**What to do**
Transcribe the data in full and exactly, omitting any pictures.

**Data provided**
◆ ◆ ◆

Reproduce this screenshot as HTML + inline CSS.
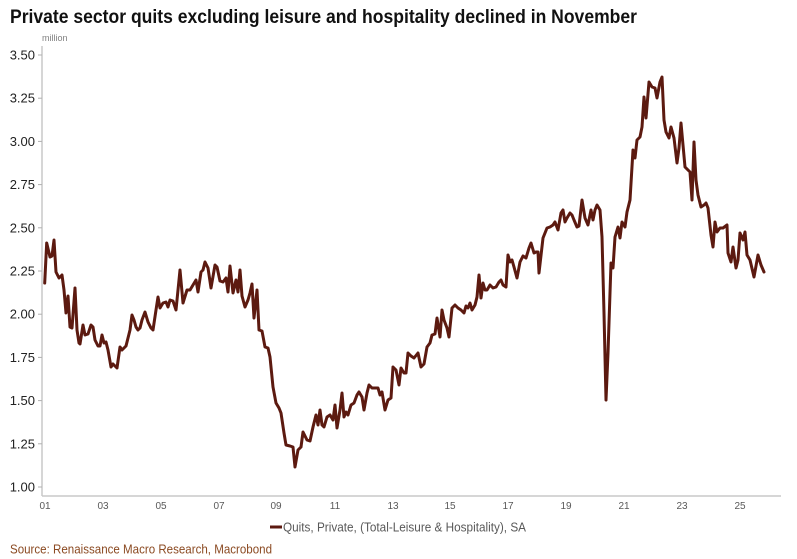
<!DOCTYPE html>
<html>
<head>
<meta charset="utf-8">
<style>
  html,body{margin:0;padding:0;background:#fff;}
  svg{display:block;}
  text{font-family:"Liberation Sans",sans-serif;}
</style>
</head>
<body>
<svg width="797" height="559" viewBox="0 0 797 559" xmlns="http://www.w3.org/2000/svg">
  <rect width="797" height="559" fill="#fff"/>
  <text x="10" y="23" font-size="19" font-weight="bold" fill="#111" textLength="627" lengthAdjust="spacingAndGlyphs">Private sector quits excluding leisure and hospitality declined in November</text>
  <text x="42" y="41" font-size="9" fill="#808080">million</text>

  <!-- axes -->
  <line x1="42" y1="46" x2="42" y2="496" stroke="#c8c8c8" stroke-width="1.5"/>
  <line x1="42" y1="496" x2="781" y2="496" stroke="#c8c8c8" stroke-width="1.5"/>

  <g stroke="#b0b0b0" stroke-width="1">
    <line x1="38" y1="55" x2="42" y2="55"/>
    <line x1="38" y1="98.2" x2="42" y2="98.2"/>
    <line x1="38" y1="141.4" x2="42" y2="141.4"/>
    <line x1="38" y1="184.6" x2="42" y2="184.6"/>
    <line x1="38" y1="227.8" x2="42" y2="227.8"/>
    <line x1="38" y1="271" x2="42" y2="271"/>
    <line x1="38" y1="314.2" x2="42" y2="314.2"/>
    <line x1="38" y1="357.4" x2="42" y2="357.4"/>
    <line x1="38" y1="400.6" x2="42" y2="400.6"/>
    <line x1="38" y1="443.8" x2="42" y2="443.8"/>
    <line x1="38" y1="487" x2="42" y2="487"/>
  </g>
  <g font-size="13" fill="#222" text-anchor="end">
    <text x="35" y="59.5">3.50</text>
    <text x="35" y="102.7">3.25</text>
    <text x="35" y="145.9">3.00</text>
    <text x="35" y="189.1">2.75</text>
    <text x="35" y="232.3">2.50</text>
    <text x="35" y="275.5">2.25</text>
    <text x="35" y="318.7">2.00</text>
    <text x="35" y="361.9">1.75</text>
    <text x="35" y="405.1">1.50</text>
    <text x="35" y="448.3">1.25</text>
    <text x="35" y="491.5">1.00</text>
  </g>
  <g font-size="10" fill="#595959" text-anchor="middle">
    <text x="45" y="509">01</text>
    <text x="103" y="509">03</text>
    <text x="161" y="509">05</text>
    <text x="219" y="509">07</text>
    <text x="276" y="509">09</text>
    <text x="335" y="509">11</text>
    <text x="393" y="509">13</text>
    <text x="450" y="509">15</text>
    <text x="508" y="509">17</text>
    <text x="566" y="509">19</text>
    <text x="624" y="509">21</text>
    <text x="682" y="509">23</text>
    <text x="740" y="509">25</text>
  </g>

  <polyline fill="none" stroke="#5c1a10" stroke-width="3" stroke-linejoin="round" stroke-linecap="round" points="
44.7,283 46.7,243 50,257 52,256 54,240 56,272 59,278 62,275 64,290 66,313 68,296 70,327 72,328 75,288 77,330 79,343 80,344 83,325 85,335 88,334 91,325 93,327 95,340 98,346 100,346 102,335 104,343 106,342 108,350 111,367 113,364 115,366 117,368 120,347 122,350 124,348 126,346 130,330 132,315 134,320 136,327 138,330 140,328 142,320 145,312 148,322 151,328 153,330 156,310 158,297 160,308 163,303 166,302 168,307 170,300 173,301 176,310 180,270 183,303 187,290 190,290 193,285 196,280 198,292 201,272 203,270 205,262 208,268 211,288 215,265 217,267 220,281 223,282 226,278 228,292 230,266 233,293 236,280 238,292 240,270 242,296 245,307 248,300 250,293 252,284 254,318 257,290 259,330 262,331 265,347 268,348 270,357 273,387 276,403 279,408 281,413 284,433 286,445 290,446 293,447 295,467 298,450 301,447 303,432 307,440 310,441 313,427 316,415 318,425 320,410 322,425 324,427 327,417 330,415 333,420 335,405 337,428 340,410 342,393 344,417 346,412 348,415 351,405 354,403 357,395 359,392 362,397 364,410 367,393 369,385 372,388 375,388 378,388 380,395 382,392 385,410 388,400 391,398 393,367 396,370 399,385 401,368 404,373 406,373 408,353 411,356 414,358 418,353 421,367 424,364 427,347 430,343 432,335 435,334 437,318 440,337 442,310 444,320 447,328 449,337 452,308 455,305 458,308 461,310 464,313 466,306 468,308 470,303 472,310 475,305 477,297 479,275 481,298 483,283 485,290 487,290 490,285 493,288 496,287 499,282 501,280 503,285 506,287 508,255 510,262 512,260 514,267 517,278 520,262 523,256 526,258 529,248 531,243 534,253 536,252 538,252 539,273 543,238 547,228 550,227 553,225 555,222 558,230 561,213 563,210 565,222 567,218 570,213 572,215 574,220 577,227 579,226 582,200 585,218 588,225 591,210 593,220 595,210 597,205 600,210 602,237 604,313 606,400 608,353 611,263 613,268 615,237 618,227 620,238 622,222 625,227 627,212 630,200 633,150 635,158 637,140 640,137 642,127 644,97 646,118 649,82 652,87 655,88 657,98 660,82 662,77 664,120 666,132 669,138 671,127 674,138 677,163 679,148 681,123 683,145 685,167 688,170 690,172 692,200 694,142 696,180 698,195 701,207 704,205 706,203 708,208 711,235 713,247 715,222 717,232 720,228 723,228 727,225 728,253 731,262 733,247 736,268 738,260 740,233 743,240 745,232 747,255 750,260 754,277 758,255 761,265 764,272"/>

  <!-- legend -->
  <line x1="270" y1="527" x2="282" y2="527" stroke="#5c1a10" stroke-width="3"/>
  <text x="283" y="531.5" font-size="13" fill="#595959" textLength="243" lengthAdjust="spacingAndGlyphs">Quits, Private, (Total-Leisure &amp; Hospitality), SA</text>

  <!-- source -->
  <text x="10" y="553.5" font-size="13" fill="#8b4a22" textLength="262" lengthAdjust="spacingAndGlyphs">Source: Renaissance Macro Research, Macrobond</text>
</svg>
</body>
</html>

◆ ◆ ◆

**Written response**
Reproduce this screenshot as HTML + inline CSS.
<!DOCTYPE html>
<html>
<head>
<meta charset="utf-8">
<style>
  html,body{margin:0;padding:0;background:#fff;}
  svg{display:block;}
  text{font-family:"Liberation Sans",sans-serif;}
</style>
</head>
<body>
<svg width="797" height="559" viewBox="0 0 797 559" xmlns="http://www.w3.org/2000/svg">
  <rect width="797" height="559" fill="#fff"/>
  <text x="10" y="23" font-size="19" font-weight="bold" fill="#111" textLength="627" lengthAdjust="spacingAndGlyphs">Private sector quits excluding leisure and hospitality declined in November</text>
  <text x="42" y="41" font-size="9" fill="#808080">million</text>

  <!-- axes -->
  <line x1="42" y1="46" x2="42" y2="496" stroke="#c8c8c8" stroke-width="1.5"/>
  <line x1="42" y1="496" x2="781" y2="496" stroke="#c8c8c8" stroke-width="1.5"/>

  <g stroke="#b0b0b0" stroke-width="1">
    <line x1="38" y1="55" x2="42" y2="55"/>
    <line x1="38" y1="98.2" x2="42" y2="98.2"/>
    <line x1="38" y1="141.4" x2="42" y2="141.4"/>
    <line x1="38" y1="184.6" x2="42" y2="184.6"/>
    <line x1="38" y1="227.8" x2="42" y2="227.8"/>
    <line x1="38" y1="271" x2="42" y2="271"/>
    <line x1="38" y1="314.2" x2="42" y2="314.2"/>
    <line x1="38" y1="357.4" x2="42" y2="357.4"/>
    <line x1="38" y1="400.6" x2="42" y2="400.6"/>
    <line x1="38" y1="443.8" x2="42" y2="443.8"/>
    <line x1="38" y1="487" x2="42" y2="487"/>
  </g>
  <g font-size="13" fill="#222" text-anchor="end">
    <text x="35" y="59.5">3.50</text>
    <text x="35" y="102.7">3.25</text>
    <text x="35" y="145.9">3.00</text>
    <text x="35" y="189.1">2.75</text>
    <text x="35" y="232.3">2.50</text>
    <text x="35" y="275.5">2.25</text>
    <text x="35" y="318.7">2.00</text>
    <text x="35" y="361.9">1.75</text>
    <text x="35" y="405.1">1.50</text>
    <text x="35" y="448.3">1.25</text>
    <text x="35" y="491.5">1.00</text>
  </g>
  <g font-size="10" fill="#595959" text-anchor="middle">
    <text x="45" y="509">01</text>
    <text x="103" y="509">03</text>
    <text x="161" y="509">05</text>
    <text x="219" y="509">07</text>
    <text x="276" y="509">09</text>
    <text x="335" y="509">11</text>
    <text x="393" y="509">13</text>
    <text x="450" y="509">15</text>
    <text x="508" y="509">17</text>
    <text x="566" y="509">19</text>
    <text x="624" y="509">21</text>
    <text x="682" y="509">23</text>
    <text x="740" y="509">25</text>
  </g>

  <polyline fill="none" stroke="#5c1a10" stroke-width="3" stroke-linejoin="round" stroke-linecap="round" points="
44.7,283 46.7,243 50,257 52,256 54,240 56,272 59,278 62,275 64,290 66,313 68,296 70,327 72,328 75,288 77,330 79,343 80,344 83,325 85,335 88,334 91,325 93,327 95,340 98,346 100,346 102,335 104,343 106,342 108,350 111,367 113,364 115,366 117,368 120,347 122,350 124,348 126,346 130,330 132,315 134,320 136,327 138,330 140,328 142,320 145,312 148,322 151,328 153,330 156,310 158,297 160,308 163,303 166,302 168,307 170,300 173,301 176,310 180,270 183,303 187,290 190,290 193,285 196,280 198,292 201,272 203,270 205,262 208,268 211,288 215,265 217,267 220,281 223,282 226,278 228,292 230,266 233,293 236,280 238,292 240,270 242,296 245,307 248,300 250,293 252,284 254,318 257,290 259,330 262,331 265,347 268,348 270,357 273,387 276,403 279,408 281,413 284,433 286,445 290,446 293,447 295,467 298,450 301,447 303,432 307,440 310,441 313,427 316,415 318,425 320,410 322,425 324,427 327,417 330,415 333,420 335,405 337,428 340,410 342,393 344,417 346,412 348,415 351,405 354,403 357,395 359,392 362,397 364,410 367,393 369,385 372,388 375,388 378,388 380,395 382,392 385,410 388,400 391,398 393,367 396,370 399,385 401,368 404,373 406,373 408,353 411,356 414,358 418,353 421,367 424,364 427,347 430,343 432,335 435,334 437,318 440,337 442,310 444,320 447,328 449,337 452,308 455,305 458,308 461,310 464,313 466,306 468,308 470,303 472,310 475,305 477,297 479,275 481,298 483,283 485,290 487,290 490,285 493,288 496,287 499,282 501,280 503,285 506,287 508,255 510,262 512,260 514,267 517,278 520,262 523,256 526,258 529,248 531,243 534,253 536,252 538,252 539,273 543,238 547,228 550,227 553,225 555,222 558,230 561,213 563,210 565,222 567,218 570,213 572,215 574,220 577,227 579,226 582,200 585,218 588,225 591,210 593,220 595,210 597,205 600,210 602,237 604,313 606,400 608,353 611,263 613,268 615,237 618,227 620,238 622,222 625,227 627,212 630,200 633,150 635,158 637,140 640,137 642,127 644,97 646,118 649,82 652,87 655,88 657,98 660,82 662,77 664,120 666,132 669,138 671,127 674,138 677,163 679,148 681,123 683,145 685,167 688,170 690,172 692,200 694,142 696,180 698,195 701,207 704,205 706,203 708,208 711,235 713,247 715,222 717,232 720,228 723,228 727,225 728,253 731,262 733,247 736,268 738,260 740,233 743,240 745,232 747,255 750,260 754,277 758,255 761,265 764,272"/>

  <!-- legend -->
  <line x1="270" y1="527" x2="282" y2="527" stroke="#5c1a10" stroke-width="3"/>
  <text x="283" y="531.5" font-size="13" fill="#595959" textLength="243" lengthAdjust="spacingAndGlyphs">Quits, Private, (Total-Leisure &amp; Hospitality), SA</text>

  <!-- source -->
  <text x="10" y="553.5" font-size="13" fill="#8b4a22" textLength="262" lengthAdjust="spacingAndGlyphs">Source: Renaissance Macro Research, Macrobond</text>
</svg>
</body>
</html>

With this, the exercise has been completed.